The 1964 and 1970 complaints of sexual abuse are irrelevant, argued St. Francis lawyer James H. Rotondo, “because it does not make it more likely that St. Francis could have foreseen Reardon’s abuse of John Doe No. 2.”

The plaintiff’s lawyers contend, in court papers, that they were stonewalled in the discovery process right up until trial, and were not able to learn enough about the hospital’s procedures for supervising studies like Reardon’s.

To fill in the missing information, Stratton and Faxon turned to Los Angeles hospital administrator Arthur S. Shorr, who has testified in hundreds of cases. Shorr offered pointed deposition testimony about what St. Francis should have been asking someone doing childhood grown studies. “Are you doing research?.... What in? When did it start?..... Who authorized you?..Are you aware of the need to submit your activities to the research committee and… if it’s involving humans… to the investigational review board?”

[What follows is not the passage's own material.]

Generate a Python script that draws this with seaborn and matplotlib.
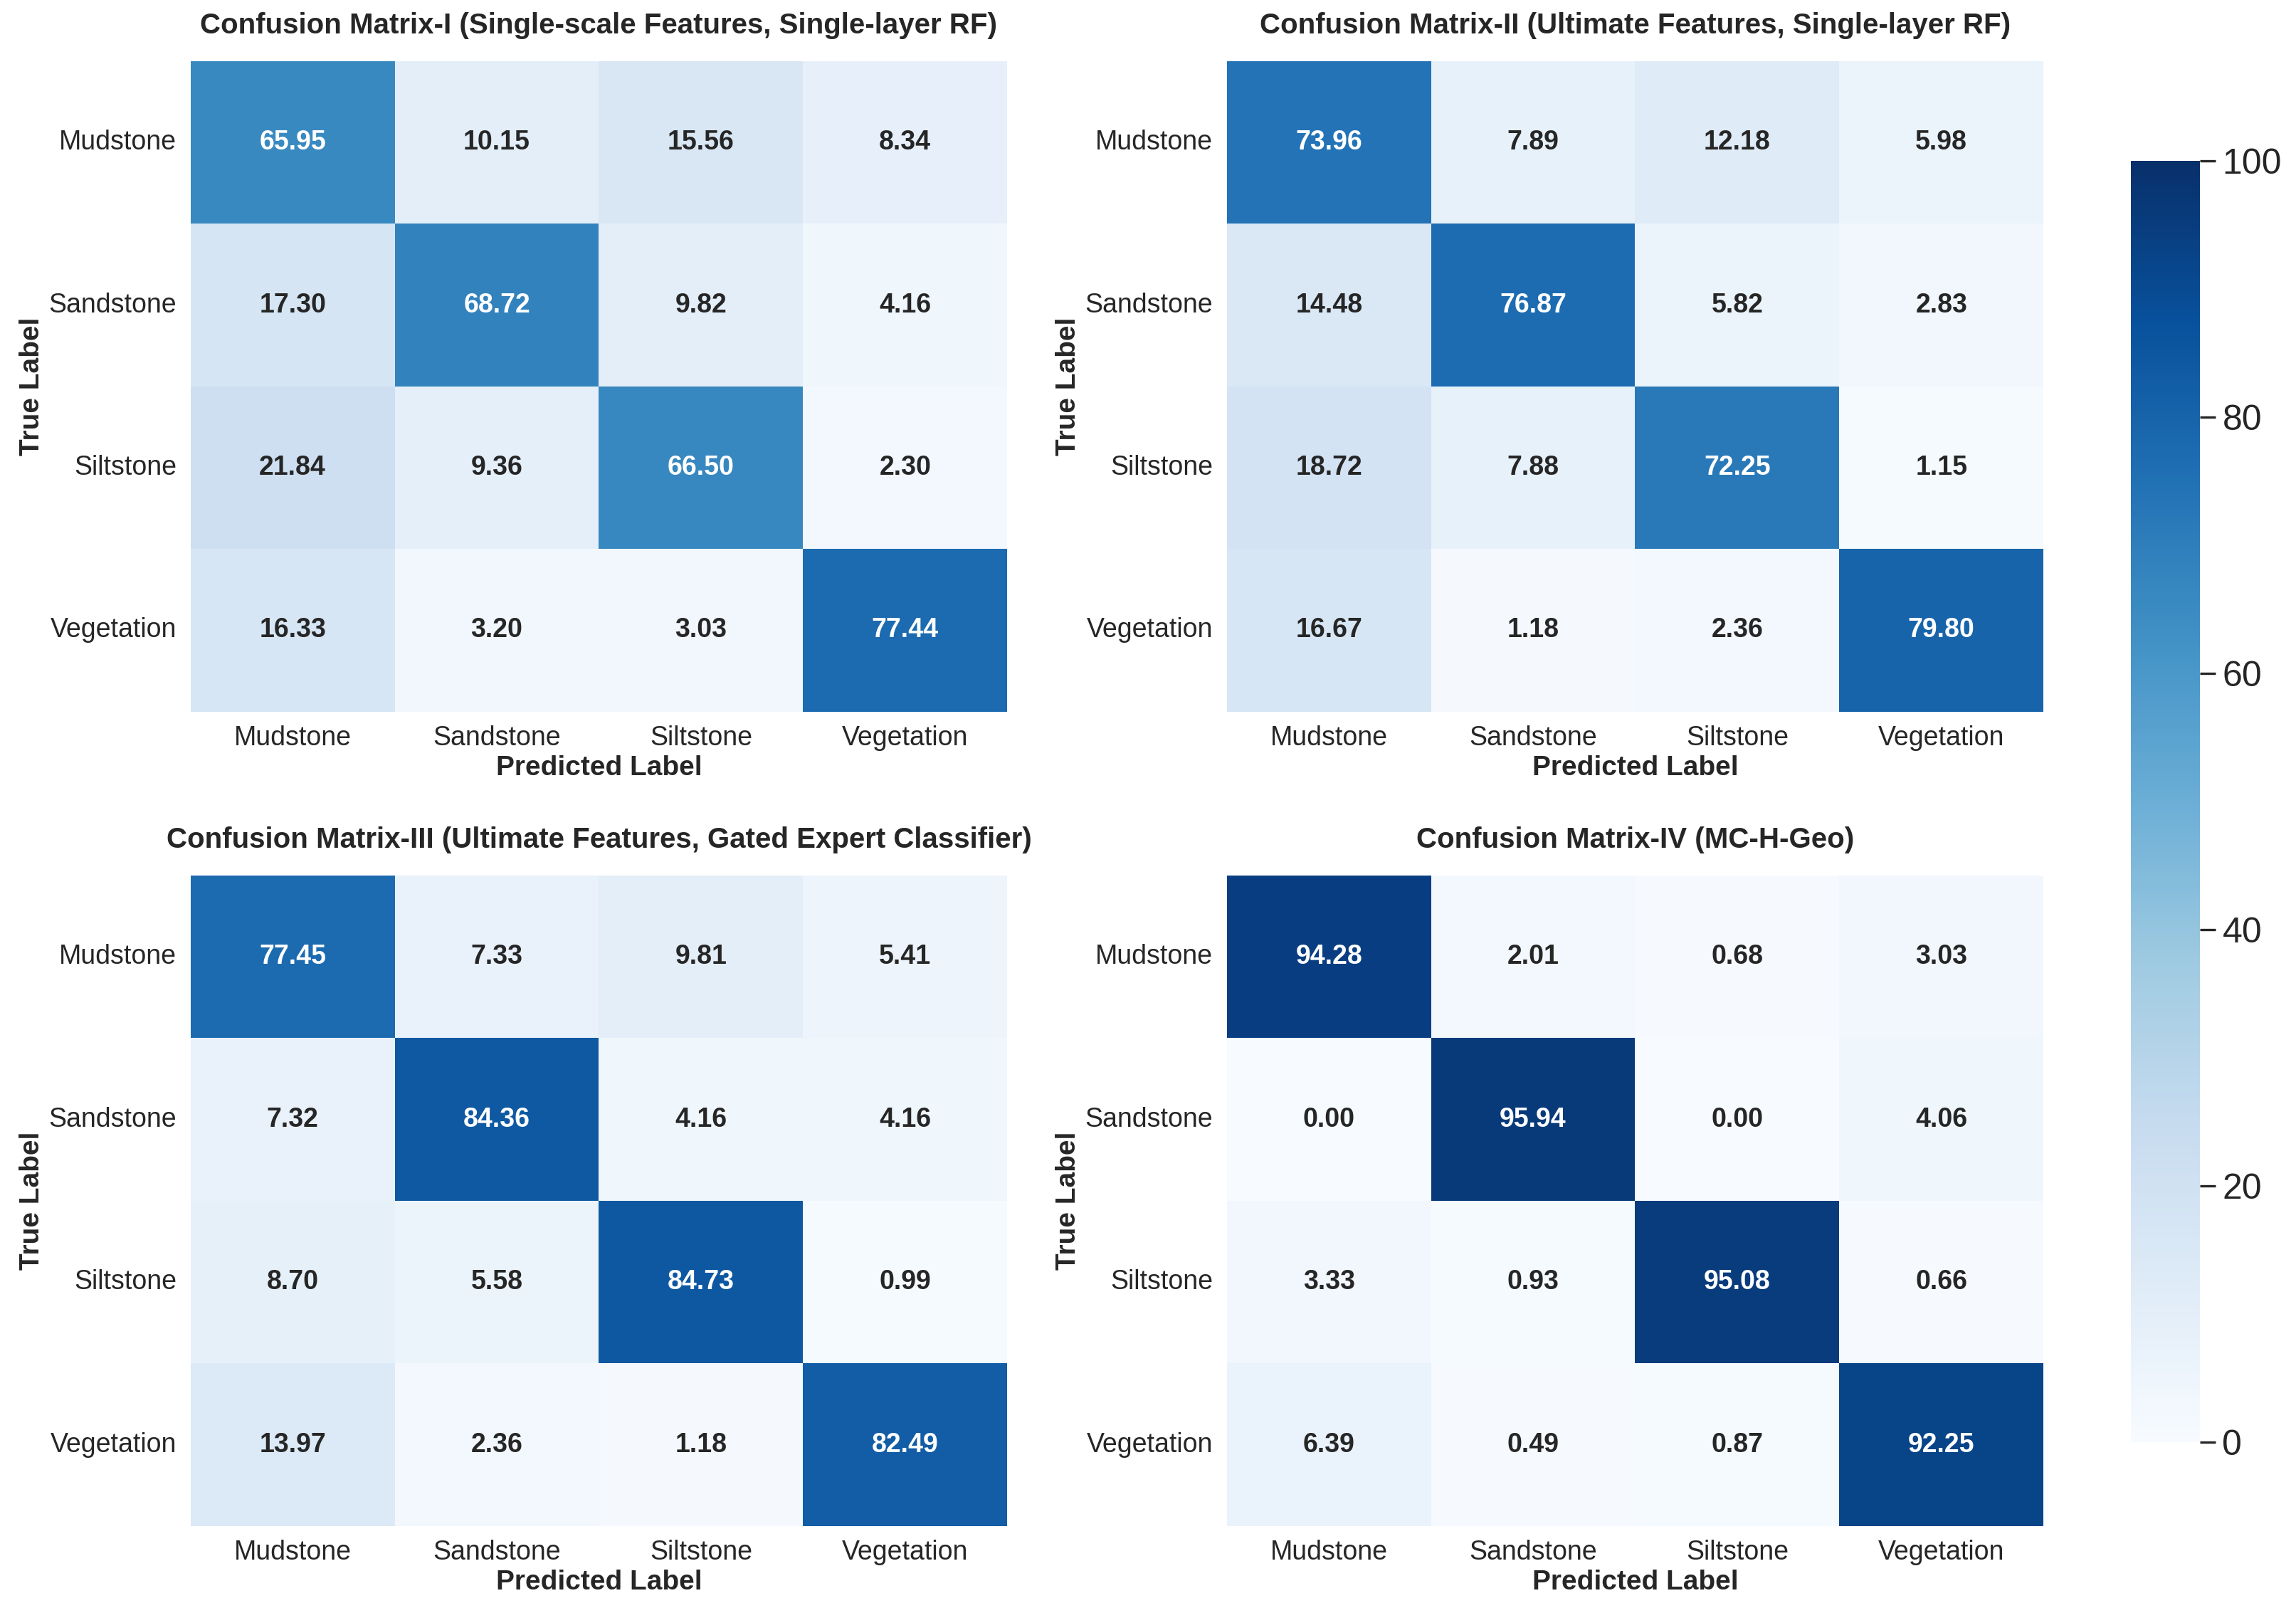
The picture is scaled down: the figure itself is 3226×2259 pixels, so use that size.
import numpy as np
import pandas as pd
import matplotlib
matplotlib.use('Agg')
import matplotlib.pyplot as plt
import seaborn as sns

CLASSES = ["Mudstone", "Sandstone", "Siltstone", "Vegetation"]

TITLES = [
    "Confusion Matrix-I (Single-scale Features, Single-layer RF)",
    "Confusion Matrix-II (Ultimate Features, Single-layer RF)",
    "Confusion Matrix-III (Ultimate Features, Gated Expert Classifier)",
    "Confusion Matrix-IV (MC-H-Geo)",
]

cm_1 = [
    [65.95, 10.15, 15.56, 8.34],
    [17.30, 68.72, 9.82, 4.16],
    [21.84, 9.36, 66.50, 2.30],
    [16.33, 3.20, 3.03, 77.44],
]
cm_2 = [
    [73.96, 7.89, 12.18, 5.98],
    [14.48, 76.87, 5.82, 2.83],
    [18.72, 7.88, 72.25, 1.15],
    [16.67, 1.18, 2.36, 79.80],
]
cm_3 = [
    [77.45, 7.33, 9.81, 5.41],
    [7.32, 84.36, 4.16, 4.16],
    [8.70, 5.58, 84.73, 0.99],
    [13.97, 2.36, 1.18, 82.49],
]
cm_4 = [
    [94.28, 2.01, 0.68, 3.03],
    [0.00, 95.94, 0.00, 4.06],
    [3.33, 0.93, 95.08, 0.66],
    [6.39, 0.49, 0.87, 92.25],
]
CBAR_TICKS = [0, 20, 40, 60, 80, 100]

sns.set_theme(style="ticks")
plt.rcParams['font.family'] = ['Liberation Sans', 'DejaVu Sans']

fig, axes = plt.subplots(2, 2, figsize=(16.13, 11.295), dpi=200)
fig.subplots_adjust(left=0.083, right=0.890, top=0.962, bottom=0.051,
                    wspace=0.269, hspace=0.252)
cax = fig.add_axes([0.928, 0.103, 0.030, 0.797])

for i, (ax, cm, title) in enumerate(zip(axes.flat, [cm_1, cm_2, cm_3, cm_4], TITLES)):
    df = pd.DataFrame(cm, index=CLASSES, columns=CLASSES)
    sns.heatmap(df, annot=True, fmt='.2f', cmap='Blues', vmin=0, vmax=100,
                ax=ax, cbar=(i == 0), cbar_ax=cax if i == 0 else None,
                annot_kws={'fontsize': 13.5, 'fontweight': 'bold'})
    ax.set_title(title, fontsize=14.5, fontweight='bold', pad=14)
    ax.set_xlabel('Predicted Label', fontsize=14, fontweight='bold', labelpad=2)
    ax.set_ylabel('True Label', fontsize=14, fontweight='bold', labelpad=2)
    ax.tick_params(axis='both', labelsize=13.5, length=0, pad=7)
    ax.set_yticklabels(ax.get_yticklabels(), rotation=0)

cbar = axes.flat[0].collections[0].colorbar
cbar.set_ticks(CBAR_TICKS)
cbar.ax.tick_params(labelsize=18, length=8, width=1.2)
cbar.outline.set_visible(False)

plt.savefig('out.png', dpi=200)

The plaintiffs, in a March 4 affidavit, sought to add Shorr’s opinions to the pending summary judgment dispute, but Judge Shaban rejected it. The loss of Shorr’s testimony, Stratton argued in a brief, was like a court-imposed sanction punishing the plaintiffs.

The Judicial Branch has no easy way to predict how many co-plaintiffs, members of the press, or members of the general public will want to attend the Waterbury trial.

Because the trial has sexual content, court rules do not allow television coverage of the proceedings. Judge Shaban’s Courtroom 3B seats about 100, and a closed-circuit TV system was being set up last week to allow overflow spectators to view the proceedings from an adjacent courtroom.